Hungary Income Tax 2025: Flat Rates, Social Hacks & Pro Tips

Let’s face it: navigating income tax rules can feel like a maze designed to trip up even the most financially savvy. If you’re an entrepreneur, digital nomad, or simply someone who values autonomy over your hard-earned money, Hungary’s individual income tax framework in 2025 offers a refreshingly straightforward—if not entirely frictionless—alternative. Here’s a data-driven breakdown of what you need to know, plus actionable strategies to keep more of your income where it belongs: in your pocket.

Hungary’s Flat Income Tax: Simple, Transparent, and Predictable

Unlike many countries that impose complex, progressive tax brackets, Hungary operates a flat income tax system. In 2025, all individual income is taxed at a single rate of 15%—no matter how much you earn. This simplicity is a breath of fresh air for those weary of convoluted tax codes and hidden thresholds.

Tax Type Rate (%) Assessment Basis
Individual Income Tax 15 All taxable income

Case in point: If you earn 10,000,000 HUF in 2025, your base income tax liability is a predictable 1,500,000 HUF. No sliding scales, no sudden jumps—just a flat percentage.

Additional Surtaxes: What You Need to Watch For

While the flat tax is refreshingly simple, Hungary does impose surtaxes on certain types of income. Here’s what you need to know:

Surtax Type Rate (%) When It Applies
Social Tax (on interest, dividends, capital gains) 13 Interest income from instruments purchased after 1 July 2023, most dividend income (except from EEA-listed companies), and certain capital gains if conditions are not met
Social Security Contribution (employee) 18.5 Employment income

Example: Suppose you receive 2,000,000 HUF in dividends from a non-EEA company in 2025. You’ll pay the 15% flat tax plus a 13% social tax, for a total effective rate of 28% on that income.

Pro Tips: Tax Optimization Strategies for 2025

Even in a flat tax system, there are smart ways to optimize your fiscal footprint. Here’s how:

Pro Tip 1: Structure Your Investments

  1. Prioritize dividend income from EEA-listed companies to avoid the 13% social tax.
  2. Review the purchase date of interest-bearing instruments—those acquired before 1 July 2023 may be exempt from the extra social tax.
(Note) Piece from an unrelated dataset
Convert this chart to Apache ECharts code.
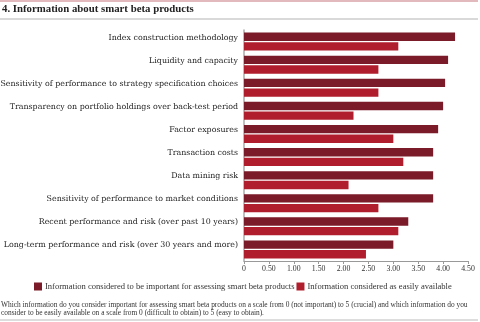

Pro Tip 2: Optimize Employment Income

  1. Factor in the 18.5% social security contribution when negotiating gross salary or considering employment contracts.
  2. Explore alternative remuneration structures (e.g., business income, dividends from EEA-listed companies) where feasible and compliant.

Pro Tip 3: Stay Agile with Residency

  1. Monitor your tax residency status—Hungary’s flat tax can be attractive, but only if you’re not subject to higher rates elsewhere.
  2. Keep meticulous records to substantiate your tax position in case of cross-border scrutiny.

Summary: Key Takeaways for Hungary’s 2025 Income Tax

  • Flat 15% tax rate on all individual income—no brackets, no surprises.
  • Additional surtaxes of 13% on certain investment income and 18.5% on employment income.
  • Smart structuring and careful planning can minimize your effective tax rate.